### Your goal
Give the listing again exactly, omitting its images.

### Material provided
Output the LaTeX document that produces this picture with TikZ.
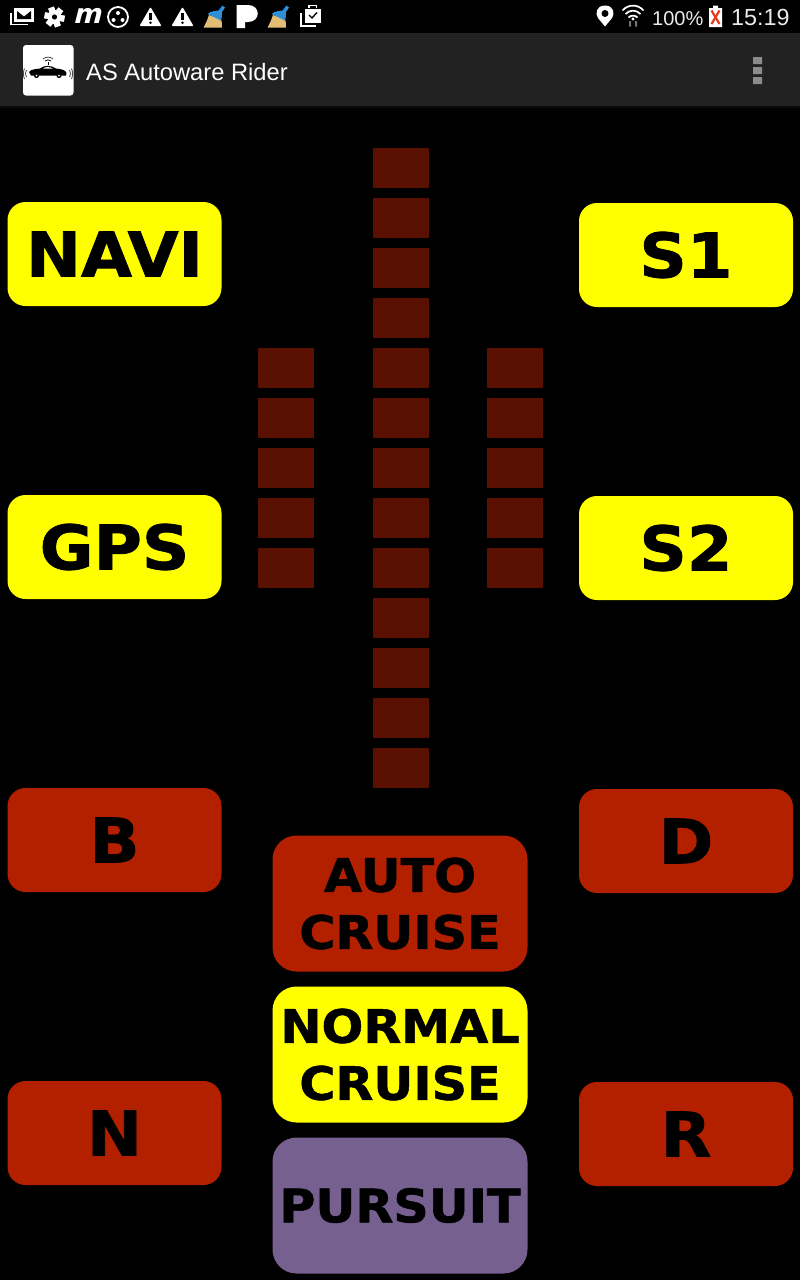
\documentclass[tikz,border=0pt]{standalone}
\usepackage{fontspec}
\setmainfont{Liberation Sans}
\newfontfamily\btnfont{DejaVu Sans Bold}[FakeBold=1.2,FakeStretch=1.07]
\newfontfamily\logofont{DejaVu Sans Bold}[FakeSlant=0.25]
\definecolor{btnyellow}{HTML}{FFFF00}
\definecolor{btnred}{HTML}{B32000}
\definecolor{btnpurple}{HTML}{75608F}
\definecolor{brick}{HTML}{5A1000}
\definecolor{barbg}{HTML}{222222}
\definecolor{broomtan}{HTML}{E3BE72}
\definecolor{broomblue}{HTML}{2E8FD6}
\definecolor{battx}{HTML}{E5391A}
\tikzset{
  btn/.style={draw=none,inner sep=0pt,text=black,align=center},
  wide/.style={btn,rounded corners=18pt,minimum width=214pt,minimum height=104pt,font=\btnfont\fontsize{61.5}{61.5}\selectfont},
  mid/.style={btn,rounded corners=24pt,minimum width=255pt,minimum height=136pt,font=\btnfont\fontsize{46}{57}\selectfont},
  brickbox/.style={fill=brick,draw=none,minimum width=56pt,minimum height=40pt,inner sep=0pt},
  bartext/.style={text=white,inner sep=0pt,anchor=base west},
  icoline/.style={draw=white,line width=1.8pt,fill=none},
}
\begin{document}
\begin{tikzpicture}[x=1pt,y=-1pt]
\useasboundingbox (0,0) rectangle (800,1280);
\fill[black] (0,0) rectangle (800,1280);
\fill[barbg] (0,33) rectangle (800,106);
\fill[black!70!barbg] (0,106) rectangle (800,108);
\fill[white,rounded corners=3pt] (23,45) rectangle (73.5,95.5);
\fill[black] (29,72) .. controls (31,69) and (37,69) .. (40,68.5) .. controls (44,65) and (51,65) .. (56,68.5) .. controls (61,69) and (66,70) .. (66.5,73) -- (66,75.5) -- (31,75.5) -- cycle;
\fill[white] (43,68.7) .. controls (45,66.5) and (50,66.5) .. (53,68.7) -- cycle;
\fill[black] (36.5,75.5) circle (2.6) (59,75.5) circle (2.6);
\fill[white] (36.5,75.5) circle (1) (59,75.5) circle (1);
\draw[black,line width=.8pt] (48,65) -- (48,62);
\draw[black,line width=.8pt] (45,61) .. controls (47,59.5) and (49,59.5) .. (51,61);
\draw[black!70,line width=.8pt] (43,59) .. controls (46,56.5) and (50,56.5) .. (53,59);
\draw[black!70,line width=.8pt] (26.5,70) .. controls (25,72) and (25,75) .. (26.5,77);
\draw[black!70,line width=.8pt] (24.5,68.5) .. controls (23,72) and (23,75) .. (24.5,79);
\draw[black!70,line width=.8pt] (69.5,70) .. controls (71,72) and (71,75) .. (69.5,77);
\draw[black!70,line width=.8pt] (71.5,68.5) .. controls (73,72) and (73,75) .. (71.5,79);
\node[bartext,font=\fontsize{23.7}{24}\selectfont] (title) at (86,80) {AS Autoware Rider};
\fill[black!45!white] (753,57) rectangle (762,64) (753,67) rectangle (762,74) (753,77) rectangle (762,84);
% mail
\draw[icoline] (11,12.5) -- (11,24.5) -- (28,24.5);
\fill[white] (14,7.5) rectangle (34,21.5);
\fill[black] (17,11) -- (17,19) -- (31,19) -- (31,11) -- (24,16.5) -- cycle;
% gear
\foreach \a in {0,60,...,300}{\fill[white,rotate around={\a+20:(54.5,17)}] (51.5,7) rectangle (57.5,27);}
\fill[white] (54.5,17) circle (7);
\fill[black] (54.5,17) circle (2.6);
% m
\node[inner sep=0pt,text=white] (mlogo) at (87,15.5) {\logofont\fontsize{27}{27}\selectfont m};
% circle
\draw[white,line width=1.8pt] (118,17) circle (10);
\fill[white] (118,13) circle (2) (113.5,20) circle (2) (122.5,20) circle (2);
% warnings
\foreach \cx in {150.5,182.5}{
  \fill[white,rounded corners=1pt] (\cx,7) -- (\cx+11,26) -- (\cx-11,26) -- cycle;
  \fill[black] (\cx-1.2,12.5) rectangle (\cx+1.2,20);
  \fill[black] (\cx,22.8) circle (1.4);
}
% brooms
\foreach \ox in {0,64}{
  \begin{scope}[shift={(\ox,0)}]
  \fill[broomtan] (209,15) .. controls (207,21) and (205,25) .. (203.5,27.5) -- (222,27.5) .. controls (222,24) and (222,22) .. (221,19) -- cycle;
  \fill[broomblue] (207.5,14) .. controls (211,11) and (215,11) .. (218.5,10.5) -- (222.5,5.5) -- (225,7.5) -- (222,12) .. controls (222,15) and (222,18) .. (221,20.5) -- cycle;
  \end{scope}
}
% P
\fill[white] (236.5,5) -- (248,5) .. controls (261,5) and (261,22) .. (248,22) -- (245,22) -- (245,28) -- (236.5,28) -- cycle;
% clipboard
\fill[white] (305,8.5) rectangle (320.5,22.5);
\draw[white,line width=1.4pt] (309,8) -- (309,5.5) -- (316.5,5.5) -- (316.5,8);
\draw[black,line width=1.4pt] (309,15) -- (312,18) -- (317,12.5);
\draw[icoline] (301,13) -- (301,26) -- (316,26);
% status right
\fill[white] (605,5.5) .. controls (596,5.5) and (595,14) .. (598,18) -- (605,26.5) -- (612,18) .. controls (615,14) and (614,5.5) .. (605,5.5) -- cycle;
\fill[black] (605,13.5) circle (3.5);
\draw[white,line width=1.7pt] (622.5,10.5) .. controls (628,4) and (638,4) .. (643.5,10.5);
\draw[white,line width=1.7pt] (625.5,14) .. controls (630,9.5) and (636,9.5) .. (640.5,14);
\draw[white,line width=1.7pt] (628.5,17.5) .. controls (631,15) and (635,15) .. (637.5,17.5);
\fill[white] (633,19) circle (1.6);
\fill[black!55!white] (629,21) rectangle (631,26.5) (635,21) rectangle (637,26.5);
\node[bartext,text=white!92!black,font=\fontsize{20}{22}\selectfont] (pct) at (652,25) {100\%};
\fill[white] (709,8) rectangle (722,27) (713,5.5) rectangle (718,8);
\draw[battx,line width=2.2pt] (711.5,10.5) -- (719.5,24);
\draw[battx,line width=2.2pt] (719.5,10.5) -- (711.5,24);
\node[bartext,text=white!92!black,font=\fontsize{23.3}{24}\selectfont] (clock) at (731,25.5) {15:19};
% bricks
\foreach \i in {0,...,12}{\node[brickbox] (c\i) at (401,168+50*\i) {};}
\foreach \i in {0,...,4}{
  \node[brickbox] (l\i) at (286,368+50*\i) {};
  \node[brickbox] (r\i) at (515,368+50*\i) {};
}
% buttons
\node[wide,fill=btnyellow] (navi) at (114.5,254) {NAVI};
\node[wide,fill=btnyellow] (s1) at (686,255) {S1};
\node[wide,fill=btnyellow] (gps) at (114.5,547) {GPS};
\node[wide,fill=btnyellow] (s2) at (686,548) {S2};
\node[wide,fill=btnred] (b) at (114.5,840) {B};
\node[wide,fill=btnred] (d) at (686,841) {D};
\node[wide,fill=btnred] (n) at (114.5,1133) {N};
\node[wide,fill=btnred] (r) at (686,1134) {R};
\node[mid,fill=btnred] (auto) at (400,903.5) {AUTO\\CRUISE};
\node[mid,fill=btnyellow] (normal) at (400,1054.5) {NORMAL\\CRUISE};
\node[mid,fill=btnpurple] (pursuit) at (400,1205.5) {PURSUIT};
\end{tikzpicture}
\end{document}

### Finished task
Output the LaTeX document that produces this picture with TikZ.
\documentclass[tikz,border=0pt]{standalone}
\usepackage{fontspec}
\setmainfont{Liberation Sans}
\newfontfamily\btnfont{DejaVu Sans Bold}[FakeBold=1.2,FakeStretch=1.07]
\newfontfamily\logofont{DejaVu Sans Bold}[FakeSlant=0.25]
\definecolor{btnyellow}{HTML}{FFFF00}
\definecolor{btnred}{HTML}{B32000}
\definecolor{btnpurple}{HTML}{75608F}
\definecolor{brick}{HTML}{5A1000}
\definecolor{barbg}{HTML}{222222}
\definecolor{broomtan}{HTML}{E3BE72}
\definecolor{broomblue}{HTML}{2E8FD6}
\definecolor{battx}{HTML}{E5391A}
\tikzset{
  btn/.style={draw=none,inner sep=0pt,text=black,align=center},
  wide/.style={btn,rounded corners=18pt,minimum width=214pt,minimum height=104pt,font=\btnfont\fontsize{61.5}{61.5}\selectfont},
  mid/.style={btn,rounded corners=24pt,minimum width=255pt,minimum height=136pt,font=\btnfont\fontsize{46}{57}\selectfont},
  brickbox/.style={fill=brick,draw=none,minimum width=56pt,minimum height=40pt,inner sep=0pt},
  bartext/.style={text=white,inner sep=0pt,anchor=base west},
  icoline/.style={draw=white,line width=1.8pt,fill=none},
}
\begin{document}
\begin{tikzpicture}[x=1pt,y=-1pt]
\useasboundingbox (0,0) rectangle (800,1280);
\fill[black] (0,0) rectangle (800,1280);
\fill[barbg] (0,33) rectangle (800,106);
\fill[black!70!barbg] (0,106) rectangle (800,108);
\fill[white,rounded corners=3pt] (23,45) rectangle (73.5,95.5);
\fill[black] (29,72) .. controls (31,69) and (37,69) .. (40,68.5) .. controls (44,65) and (51,65) .. (56,68.5) .. controls (61,69) and (66,70) .. (66.5,73) -- (66,75.5) -- (31,75.5) -- cycle;
\fill[white] (43,68.7) .. controls (45,66.5) and (50,66.5) .. (53,68.7) -- cycle;
\fill[black] (36.5,75.5) circle (2.6) (59,75.5) circle (2.6);
\fill[white] (36.5,75.5) circle (1) (59,75.5) circle (1);
\draw[black,line width=.8pt] (48,65) -- (48,62);
\draw[black,line width=.8pt] (45,61) .. controls (47,59.5) and (49,59.5) .. (51,61);
\draw[black!70,line width=.8pt] (43,59) .. controls (46,56.5) and (50,56.5) .. (53,59);
\draw[black!70,line width=.8pt] (26.5,70) .. controls (25,72) and (25,75) .. (26.5,77);
\draw[black!70,line width=.8pt] (24.5,68.5) .. controls (23,72) and (23,75) .. (24.5,79);
\draw[black!70,line width=.8pt] (69.5,70) .. controls (71,72) and (71,75) .. (69.5,77);
\draw[black!70,line width=.8pt] (71.5,68.5) .. controls (73,72) and (73,75) .. (71.5,79);
\node[bartext,font=\fontsize{23.7}{24}\selectfont] (title) at (86,80) {AS Autoware Rider};
\fill[black!45!white] (753,57) rectangle (762,64) (753,67) rectangle (762,74) (753,77) rectangle (762,84);
% mail
\draw[icoline] (11,12.5) -- (11,24.5) -- (28,24.5);
\fill[white] (14,7.5) rectangle (34,21.5);
\fill[black] (17,11) -- (17,19) -- (31,19) -- (31,11) -- (24,16.5) -- cycle;
% gear
\foreach \a in {0,60,...,300}{\fill[white,rotate around={\a+20:(54.5,17)}] (51.5,7) rectangle (57.5,27);}
\fill[white] (54.5,17) circle (7);
\fill[black] (54.5,17) circle (2.6);
% m
\node[inner sep=0pt,text=white] (mlogo) at (87,15.5) {\logofont\fontsize{27}{27}\selectfont m};
% circle
\draw[white,line width=1.8pt] (118,17) circle (10);
\fill[white] (118,13) circle (2) (113.5,20) circle (2) (122.5,20) circle (2);
% warnings
\foreach \cx in {150.5,182.5}{
  \fill[white,rounded corners=1pt] (\cx,7) -- (\cx+11,26) -- (\cx-11,26) -- cycle;
  \fill[black] (\cx-1.2,12.5) rectangle (\cx+1.2,20);
  \fill[black] (\cx,22.8) circle (1.4);
}
% brooms
\foreach \ox in {0,64}{
  \begin{scope}[shift={(\ox,0)}]
  \fill[broomtan] (209,15) .. controls (207,21) and (205,25) .. (203.5,27.5) -- (222,27.5) .. controls (222,24) and (222,22) .. (221,19) -- cycle;
  \fill[broomblue] (207.5,14) .. controls (211,11) and (215,11) .. (218.5,10.5) -- (222.5,5.5) -- (225,7.5) -- (222,12) .. controls (222,15) and (222,18) .. (221,20.5) -- cycle;
  \end{scope}
}
% P
\fill[white] (236.5,5) -- (248,5) .. controls (261,5) and (261,22) .. (248,22) -- (245,22) -- (245,28) -- (236.5,28) -- cycle;
% clipboard
\fill[white] (305,8.5) rectangle (320.5,22.5);
\draw[white,line width=1.4pt] (309,8) -- (309,5.5) -- (316.5,5.5) -- (316.5,8);
\draw[black,line width=1.4pt] (309,15) -- (312,18) -- (317,12.5);
\draw[icoline] (301,13) -- (301,26) -- (316,26);
% status right
\fill[white] (605,5.5) .. controls (596,5.5) and (595,14) .. (598,18) -- (605,26.5) -- (612,18) .. controls (615,14) and (614,5.5) .. (605,5.5) -- cycle;
\fill[black] (605,13.5) circle (3.5);
\draw[white,line width=1.7pt] (622.5,10.5) .. controls (628,4) and (638,4) .. (643.5,10.5);
\draw[white,line width=1.7pt] (625.5,14) .. controls (630,9.5) and (636,9.5) .. (640.5,14);
\draw[white,line width=1.7pt] (628.5,17.5) .. controls (631,15) and (635,15) .. (637.5,17.5);
\fill[white] (633,19) circle (1.6);
\fill[black!55!white] (629,21) rectangle (631,26.5) (635,21) rectangle (637,26.5);
\node[bartext,text=white!92!black,font=\fontsize{20}{22}\selectfont] (pct) at (652,25) {100\%};
\fill[white] (709,8) rectangle (722,27) (713,5.5) rectangle (718,8);
\draw[battx,line width=2.2pt] (711.5,10.5) -- (719.5,24);
\draw[battx,line width=2.2pt] (719.5,10.5) -- (711.5,24);
\node[bartext,text=white!92!black,font=\fontsize{23.3}{24}\selectfont] (clock) at (731,25.5) {15:19};
% bricks
\foreach \i in {0,...,12}{\node[brickbox] (c\i) at (401,168+50*\i) {};}
\foreach \i in {0,...,4}{
  \node[brickbox] (l\i) at (286,368+50*\i) {};
  \node[brickbox] (r\i) at (515,368+50*\i) {};
}
% buttons
\node[wide,fill=btnyellow] (navi) at (114.5,254) {NAVI};
\node[wide,fill=btnyellow] (s1) at (686,255) {S1};
\node[wide,fill=btnyellow] (gps) at (114.5,547) {GPS};
\node[wide,fill=btnyellow] (s2) at (686,548) {S2};
\node[wide,fill=btnred] (b) at (114.5,840) {B};
\node[wide,fill=btnred] (d) at (686,841) {D};
\node[wide,fill=btnred] (n) at (114.5,1133) {N};
\node[wide,fill=btnred] (r) at (686,1134) {R};
\node[mid,fill=btnred] (auto) at (400,903.5) {AUTO\\CRUISE};
\node[mid,fill=btnyellow] (normal) at (400,1054.5) {NORMAL\\CRUISE};
\node[mid,fill=btnpurple] (pursuit) at (400,1205.5) {PURSUIT};
\end{tikzpicture}
\end{document}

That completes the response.